───── INPUT DATA ─────

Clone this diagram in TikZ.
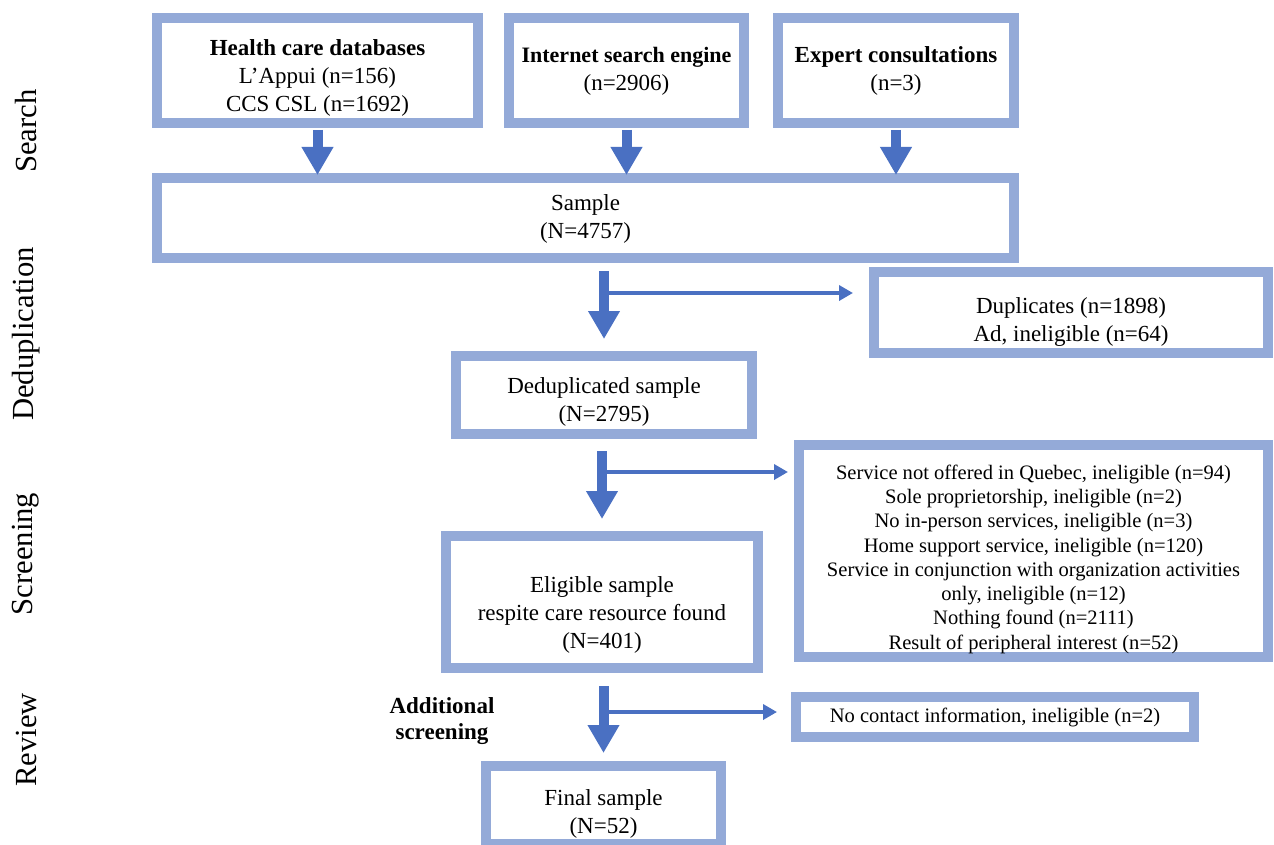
\documentclass[tikz,border=0pt]{standalone}
\usepackage{fontspec}
\setmainfont{Liberation Serif}
\usetikzlibrary{arrows.meta}
\definecolor{boxblue}{HTML}{94AAD8}
\definecolor{arrblue}{HTML}{4A70C2}
\newcommand\tdrop[1]{\rule{0pt}{#1}}
\tikzset{
  stage/.style={draw=boxblue, line width=7.5pt, fill=white, inner sep=0pt, align=center,
    text=black, font=\fontsize{17.25pt}{21pt}\selectfont},
  smallstage/.style={stage, font=\fontsize{15.4pt}{18.2pt}\selectfont},
  bigarrow/.style={draw=arrblue, line width=7.5pt, -{Triangle[length=21pt,width=22.5pt]}},
  sidearrow/.style={draw=arrblue, line width=2.6pt, -{Triangle[length=10.5pt,width=11.25pt]}},
  phase/.style={rotate=90, text=black, font=\fontsize{23pt}{27pt}\selectfont},
  sidenote/.style={align=center, text=black, font=\fontsize{17.25pt}{19pt}\selectfont\bfseries},
}
\begin{document}
\begin{tikzpicture}[x=0.75pt,y=-0.75pt]
\useasboundingbox (0,0) rectangle (1274,845);
\clip (0,0) rectangle (1274,845);
% phase labels
\node[phase] (lsearch) at (26,131) {Search};
\node[phase] (ldedup) at (26,334) {Deduplication};
\node[phase] (lscreen) at (26,554) {Screening};
\node[phase] (lreview) at (26,740) {Review};
% boxes
\node[stage, minimum width=240.75pt, minimum height=78.75pt] (b1) at (317.5,70.5)
  {\tdrop{23pt}\textbf{Health care databases}\\L’Appui (n=156)\\CCS CSL (n=1692)};
\node[stage, minimum width=176.25pt, minimum height=78.75pt] (b2) at (626.5,70.5)
  {\fontsize{16.5pt}{21pt}\selectfont\tdrop{13pt}\textbf{Internet search engine}\\(n=2906)};
\node[stage, minimum width=177pt, minimum height=78.75pt] (b3) at (896,70.5)
  {\tdrop{13pt}\textbf{Expert consultations}\\(n=3)};
\node[stage, minimum width=642.75pt, minimum height=60pt] (sample) at (585.5,218)
  {\tdrop{13pt}Sample\\(N=4757)};
\node[stage, minimum width=295.5pt, minimum height=60.75pt] (dup) at (1071,312.5)
  {\tdrop{26pt}Duplicates (n=1898)\\Ad, ineligible (n=64)};
\node[stage, minimum width=222pt, minimum height=58.5pt] (dedup) at (604,395)
  {\tdrop{23pt}Deduplicated sample\\(N=2795)};
\node[smallstage, minimum width=351.75pt, minimum height=159pt] (screen) at (1033.5,551)
  {\tdrop{23pt}Service not offered in Quebec, ineligible (n=94)\\
   Sole proprietorship, ineligible (n=2)\\
   No in-person services, ineligible (n=3)\\
   Home support service, ineligible (n=120)\\
   Service in conjunction with organization activities\\
   only, ineligible (n=12)\\
   Nothing found (n=2111)\\
   Result of peripheral interest (n=52)};
\node[stage, minimum width=234pt, minimum height=99pt] (elig) at (602,602)
  {\tdrop{31pt}Eligible sample\\respite care resource found\\(N=401)};
\node[smallstage, minimum width=298.5pt, minimum height=30pt] (nocontact) at (995,717)
  {No contact information, ineligible (n=2)};
\node[stage, minimum width=176.25pt, minimum height=58.5pt] (final) at (603.5,805)
  {\tdrop{25pt}Final sample\\(N=52)};
\node[sidenote] (addl) at (442,721) {Additional\\screening};
% helper coordinates
\coordinate (y1) at (0,293);
\coordinate (y2) at (0,472);
\coordinate (y3) at (0,712);
% search arrows
\draw[bigarrow] ([yshift=-1.5pt]b1.south) -- ([yshift=-1.5pt]b1.south |- sample.north);
\draw[bigarrow] ([yshift=-1.5pt]b2.south) -- ([yshift=-1.5pt]b2.south |- sample.north);
\draw[bigarrow] ([yshift=-1.5pt]b3.south) -- ([yshift=-1.5pt]b3.south |- sample.north);
% deduplication
\draw[bigarrow] ([yshift=-6pt]dedup.north |- sample.south) -- ([yshift=9pt]dedup.north);
\draw[sidearrow] (dedup.north |- y1) -- ([xshift=-12pt]dup.west |- y1);
% screening
\draw[bigarrow] ([yshift=-9pt]elig.north |- dedup.south) -- ([yshift=9pt]elig.north);
\draw[sidearrow] (elig.north |- y2) -- ([xshift=-4.5pt]screen.west |- y2);
% review
\draw[bigarrow] ([yshift=-9.75pt]final.north |- elig.south) -- ([yshift=6pt]final.north);
\draw[sidearrow] (final.north |- y3) -- ([xshift=-10.5pt]nocontact.west |- y3);
\end{tikzpicture}
\end{document}
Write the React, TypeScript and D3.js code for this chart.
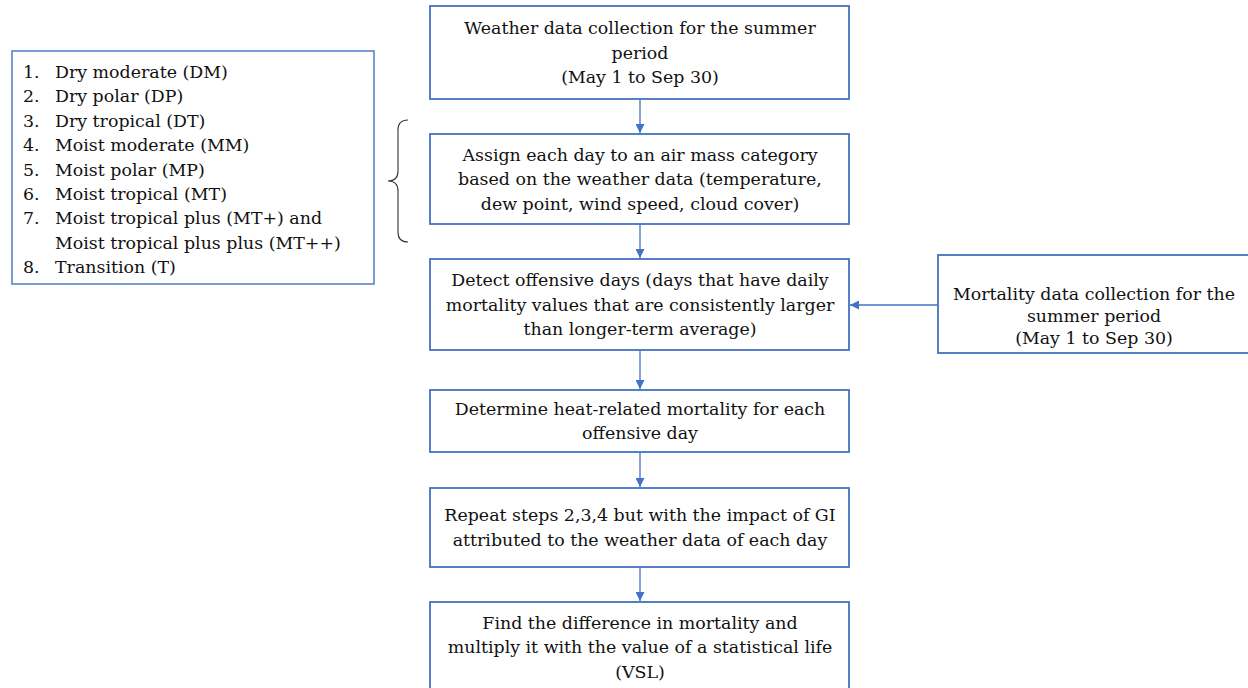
import React, { useEffect, useRef } from 'react';
import * as d3 from 'd3';

// flow steps (center column), one entry per box, lines as drawn
const stepLines: string[][] = [
  ['Weather data collection for the summer', 'period', '(May 1 to Sep 30)'],
  ['Assign each day to an air mass category', 'based on the weather data (temperature,', 'dew point, wind speed, cloud cover)'],
  ['Detect offensive days (days that have daily', 'mortality values that are consistently larger', 'than longer-term average)'],
  ['Determine heat-related mortality for each', 'offensive day'],
  ['Repeat steps 2,3,4 but with the impact of GI', 'attributed to the weather data of each day'],
  ['Find the difference in mortality and', 'multiply it with the value of a statistical life', '(VSL)'],
];

// side input box
const mortalityLines: string[] = ['Mortality data collection for the', 'summer period', '(May 1 to Sep 30)'];

// air mass categories
const listNums: string[] = ['1.', '2.', '3.', '4.', '5.', '6.', '7.', '', '8.'];
const listItems: string[] = [
  'Dry moderate (DM)',
  'Dry polar (DP)',
  'Dry tropical (DT)',
  'Moist moderate (MM)',
  'Moist polar (MP)',
  'Moist tropical (MT)',
  'Moist tropical plus (MT+) and',
  'Moist tropical plus plus (MT++)',
  'Transition (T)',
];

// box tops / bottoms of the center column
const stepTop = [6, 134, 259, 390, 488, 602];
const stepBottom = [99, 224, 350, 452, 567, 700];

const W = 1248;
const H = 688;
const BLUE = '#4472C4';
const FONT = "'DejaVu Serif', 'Liberation Serif', serif";
const FS = 17.4;

const App = () => {
  const ref = useRef<SVGSVGElement>(null);

  useEffect(() => {
    if (!ref.current) return;
    const svg = d3.select(ref.current);
    svg.selectAll('*').remove();

    svg.append('rect').attr('width', W).attr('height', H).attr('fill', '#fff');

    const defs = svg.append('defs');
    defs.append('marker')
      .attr('id', 'arr')
      .attr('viewBox', '0 0 10 10')
      .attr('refX', 10)
      .attr('refY', 5)
      .attr('markerWidth', 9)
      .attr('markerHeight', 9)
      .attr('markerUnits', 'userSpaceOnUse')
      .attr('orient', 'auto')
      .append('path')
      .attr('d', 'M0,0 L10,5 L0,10 Z')
      .attr('fill', BLUE);

    const cx = 640;
    const boxX0 = 430;
    const boxX1 = 849;
    const lh = 24.5;

    // connectors
    for (let i = 0; i < stepLines.length - 1; i++) {
      svg.append('line')
        .attr('x1', cx).attr('x2', cx)
        .attr('y1', stepBottom[i]).attr('y2', stepTop[i + 1] - 1)
        .attr('stroke', BLUE).attr('stroke-width', 1.3)
        .attr('marker-end', 'url(#arr)');
    }

    // center boxes
    const g = svg.selectAll('g.step')
      .data(stepLines)
      .enter()
      .append('g')
      .attr('class', 'step');

    g.append('rect')
      .attr('x', boxX0)
      .attr('y', (d, i) => stepTop[i])
      .attr('width', boxX1 - boxX0)
      .attr('height', (d, i) => stepBottom[i] - stepTop[i])
      .attr('fill', '#fff')
      .attr('stroke', BLUE)
      .attr('stroke-width', 1.8);

    g.each(function (lines, i) {
      const mid = i === 5 ? 647 : (stepTop[i] + stepBottom[i]) / 2;
      const y0 = mid - ((lines.length - 1) * lh) / 2;
      d3.select(this).selectAll('text')
        .data(lines)
        .enter()
        .append('text')
        .attr('x', cx)
        .attr('y', (l, j) => y0 + j * lh)
        .attr('dy', '0.35em')
        .attr('text-anchor', 'middle')
        .attr('font-family', FONT)
        .attr('font-size', FS)
        .attr('fill', '#111')
        .text(l => l);
    });

    // mortality box
    const mx0 = 938;
    const my0 = 255;
    const my1 = 353;
    svg.append('rect')
      .attr('x', mx0).attr('y', my0)
      .attr('width', W - mx0 + 10).attr('height', my1 - my0)
      .attr('fill', '#fff').attr('stroke', BLUE).attr('stroke-width', 1.8);
    const mlh = 22;
    svg.selectAll('text.mort')
      .data(mortalityLines)
      .enter()
      .append('text')
      .attr('class', 'mort')
      .attr('x', 1094)
      .attr('y', (l, j) => 294 + j * mlh)
      .attr('dy', '0.35em')
      .attr('text-anchor', 'middle')
      .attr('font-family', FONT)
      .attr('font-size', FS)
      .attr('fill', '#111')
      .text(l => l);

    svg.append('line')
      .attr('x1', mx0).attr('x2', boxX1 + 1)
      .attr('y1', 305).attr('y2', 305)
      .attr('stroke', BLUE).attr('stroke-width', 1.3)
      .attr('marker-end', 'url(#arr)');

    // category list box
    svg.append('rect')
      .attr('x', 12).attr('y', 51)
      .attr('width', 362).attr('height', 233)
      .attr('fill', '#fff').attr('stroke', '#5B84C9').attr('stroke-width', 1.6);

    const ly = d3.scaleLinear().domain([0, listItems.length - 1]).range([72, 267]);
    svg.selectAll('text.num')
      .data(listNums)
      .enter()
      .append('text')
      .attr('class', 'num')
      .attr('x', 23)
      .attr('y', (d, i) => ly(i))
      .attr('dy', '0.35em')
      .attr('font-family', FONT)
      .attr('font-size', FS)
      .attr('fill', '#111')
      .text(d => d);
    svg.selectAll('text.item')
      .data(listItems)
      .enter()
      .append('text')
      .attr('class', 'item')
      .attr('x', 55)
      .attr('y', (d, i) => ly(i))
      .attr('dy', '0.35em')
      .attr('font-family', FONT)
      .attr('font-size', FS)
      .attr('fill', '#111')
      .text(d => d);

    // brace
    svg.append('path')
      .attr('d', 'M408,120 Q398,120 398,130 L398,171 Q398,181 388,181 Q398,181 398,191 L398,232 Q398,242 408,242')
      .attr('fill', 'none')
      .attr('stroke', '#333')
      .attr('stroke-width', 1.1);
  }, []);

  return (
    <svg ref={ref} width={W} height={H} style={{ position: 'absolute', left: 0, top: 0 }} />
  );
};

export default App;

─────

■ THE REQUEST
Reproduce, starting at the line containing "Write the React, TypeScript" and stopping after the line containing "import * as d3 from 'd3';", each of those lines exactly and no others; leave pictures out.

■ EXPECTED ANSWER
Write the React, TypeScript and D3.js code for this chart.
import React, { useEffect, useRef } from 'react';
import * as d3 from 'd3';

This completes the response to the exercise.